■ **STATED PROBLEM**
Produce a word-for-word copy of the listing below without its pictures.
::::::
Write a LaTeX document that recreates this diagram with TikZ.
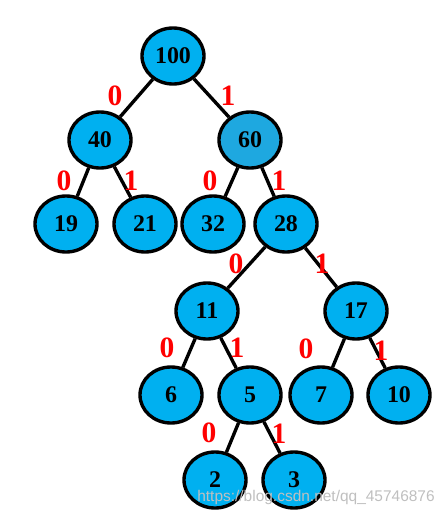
\documentclass[tikz,border=0pt]{standalone}
\usepackage{fontspec}
\setmainfont{Liberation Serif}
\newfontfamily\wmfont{Liberation Sans}
\usepackage{tikz}
\usepackage{xcolor}
\usetikzlibrary{arrows.meta, positioning, shapes.geometric}
\definecolor{nodecyan}{RGB}{0,176,240}
\definecolor{nodeblue}{RGB}{30,168,224}
\definecolor{bitred}{RGB}{255,0,0}

\begin{document}
\begin{tikzpicture}[
		x=0.025cm, y=-0.025cm,
		treenode/.style={ellipse, draw=black, line width=2.4pt, fill=nodecyan,
			minimum width=1.55cm, minimum height=1.4cm, inner sep=0pt,
			font=\fontsize{17}{20}\selectfont\bfseries},
		bit/.style={text=bitred, font=\fontsize{21}{24}\selectfont\bfseries, inner sep=0pt},
		branch/.style={line width=2.4pt, draw=black}
	]
		\useasboundingbox (0,0) rectangle (448,516);
		% tree nodes
		\node[treenode] (n100) at (173,56) {100};
		\node[treenode] (n40) at (100,140) {40};
		\node[treenode, fill=nodeblue] (n60) at (250,140) {60};
		\node[treenode] (n19) at (66,224) {19};
		\node[treenode] (n21) at (145,224) {21};
		\node[treenode] (n32) at (213,224) {32};
		\node[treenode] (n28) at (286,224) {28};
		\node[treenode] (n11) at (207,311) {11};
		\node[treenode] (n17) at (356,311) {17};
		\node[treenode] (n6) at (171,395) {6};
		\node[treenode] (n5) at (250,395) {5};
		\node[treenode] (n7) at (321,395) {7};
		\node[treenode] (n10) at (399,395) {10};
		\node[treenode] (n2) at (215,480) {2};
		\node[treenode] (n3) at (294,480) {3};
		% branches
		\draw[branch] (n100) -- (n40);
		\draw[branch] (n100) -- (n60);
		\draw[branch] (n40) -- (n19);
		\draw[branch] (n40) -- (n21);
		\draw[branch] (n60) -- (n32);
		\draw[branch] (n60) -- (n28);
		\draw[branch] (n28) -- (n11);
		\draw[branch] (n28) -- (n17);
		\draw[branch] (n11) -- (n6);
		\draw[branch] (n11) -- (n5);
		\draw[branch] (n17) -- (n7);
		\draw[branch] (n17) -- (n10);
		\draw[branch] (n5) -- (n2);
		\draw[branch] (n5) -- (n3);
		% bit labels
		\node[bit] (b1) at (115,96) {0};
		\node[bit] (b2) at (228,96) {1};
		\node[bit] (b3) at (64,181) {0};
		\node[bit] (b4) at (131,181) {1};
		\node[bit] (b5) at (210,181) {0};
		\node[bit] (b6) at (279,181) {1};
		\node[bit] (b7) at (236,264) {0};
		\node[bit] (b8) at (322,264) {1};
		\node[bit] (b9) at (167,348) {0};
		\node[bit] (b10) at (237,348) {1};
		\node[bit] (b11) at (306,349) {0};
		\node[bit] (b12) at (381,351) {1};
		\node[bit] (b13) at (209,433) {0};
		\node[bit] (b14) at (279,434) {1};
		% watermark
		\node[text=black!25, font=\wmfont\fontsize{11}{13}\selectfont, inner sep=0pt] (mark) at (316,497) {https://blog.csdn.net/qq\_45746876};
	\end{tikzpicture}
\end{document}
::::::
■ **IN RESPONSE**
Write a LaTeX document that recreates this diagram with TikZ.
\documentclass[tikz,border=0pt]{standalone}
\usepackage{fontspec}
\setmainfont{Liberation Serif}
\newfontfamily\wmfont{Liberation Sans}
\usepackage{tikz}
\usepackage{xcolor}
\usetikzlibrary{arrows.meta, positioning, shapes.geometric}
\definecolor{nodecyan}{RGB}{0,176,240}
\definecolor{nodeblue}{RGB}{30,168,224}
\definecolor{bitred}{RGB}{255,0,0}

\begin{document}
\begin{tikzpicture}[
		x=0.025cm, y=-0.025cm,
		treenode/.style={ellipse, draw=black, line width=2.4pt, fill=nodecyan,
			minimum width=1.55cm, minimum height=1.4cm, inner sep=0pt,
			font=\fontsize{17}{20}\selectfont\bfseries},
		bit/.style={text=bitred, font=\fontsize{21}{24}\selectfont\bfseries, inner sep=0pt},
		branch/.style={line width=2.4pt, draw=black}
	]
		\useasboundingbox (0,0) rectangle (448,516);
		% tree nodes
		\node[treenode] (n100) at (173,56) {100};
		\node[treenode] (n40) at (100,140) {40};
		\node[treenode, fill=nodeblue] (n60) at (250,140) {60};
		\node[treenode] (n19) at (66,224) {19};
		\node[treenode] (n21) at (145,224) {21};
		\node[treenode] (n32) at (213,224) {32};
		\node[treenode] (n28) at (286,224) {28};
		\node[treenode] (n11) at (207,311) {11};
		\node[treenode] (n17) at (356,311) {17};
		\node[treenode] (n6) at (171,395) {6};
		\node[treenode] (n5) at (250,395) {5};
		\node[treenode] (n7) at (321,395) {7};
		\node[treenode] (n10) at (399,395) {10};
		\node[treenode] (n2) at (215,480) {2};
		\node[treenode] (n3) at (294,480) {3};
		% branches
		\draw[branch] (n100) -- (n40);
		\draw[branch] (n100) -- (n60);
		\draw[branch] (n40) -- (n19);
		\draw[branch] (n40) -- (n21);
		\draw[branch] (n60) -- (n32);
		\draw[branch] (n60) -- (n28);
		\draw[branch] (n28) -- (n11);
		\draw[branch] (n28) -- (n17);
		\draw[branch] (n11) -- (n6);
		\draw[branch] (n11) -- (n5);
		\draw[branch] (n17) -- (n7);
		\draw[branch] (n17) -- (n10);
		\draw[branch] (n5) -- (n2);
		\draw[branch] (n5) -- (n3);
		% bit labels
		\node[bit] (b1) at (115,96) {0};
		\node[bit] (b2) at (228,96) {1};
		\node[bit] (b3) at (64,181) {0};
		\node[bit] (b4) at (131,181) {1};
		\node[bit] (b5) at (210,181) {0};
		\node[bit] (b6) at (279,181) {1};
		\node[bit] (b7) at (236,264) {0};
		\node[bit] (b8) at (322,264) {1};
		\node[bit] (b9) at (167,348) {0};
		\node[bit] (b10) at (237,348) {1};
		\node[bit] (b11) at (306,349) {0};
		\node[bit] (b12) at (381,351) {1};
		\node[bit] (b13) at (209,433) {0};
		\node[bit] (b14) at (279,434) {1};
		% watermark
		\node[text=black!25, font=\wmfont\fontsize{11}{13}\selectfont, inner sep=0pt] (mark) at (316,497) {https://blog.csdn.net/qq\_45746876};
	\end{tikzpicture}
\end{document}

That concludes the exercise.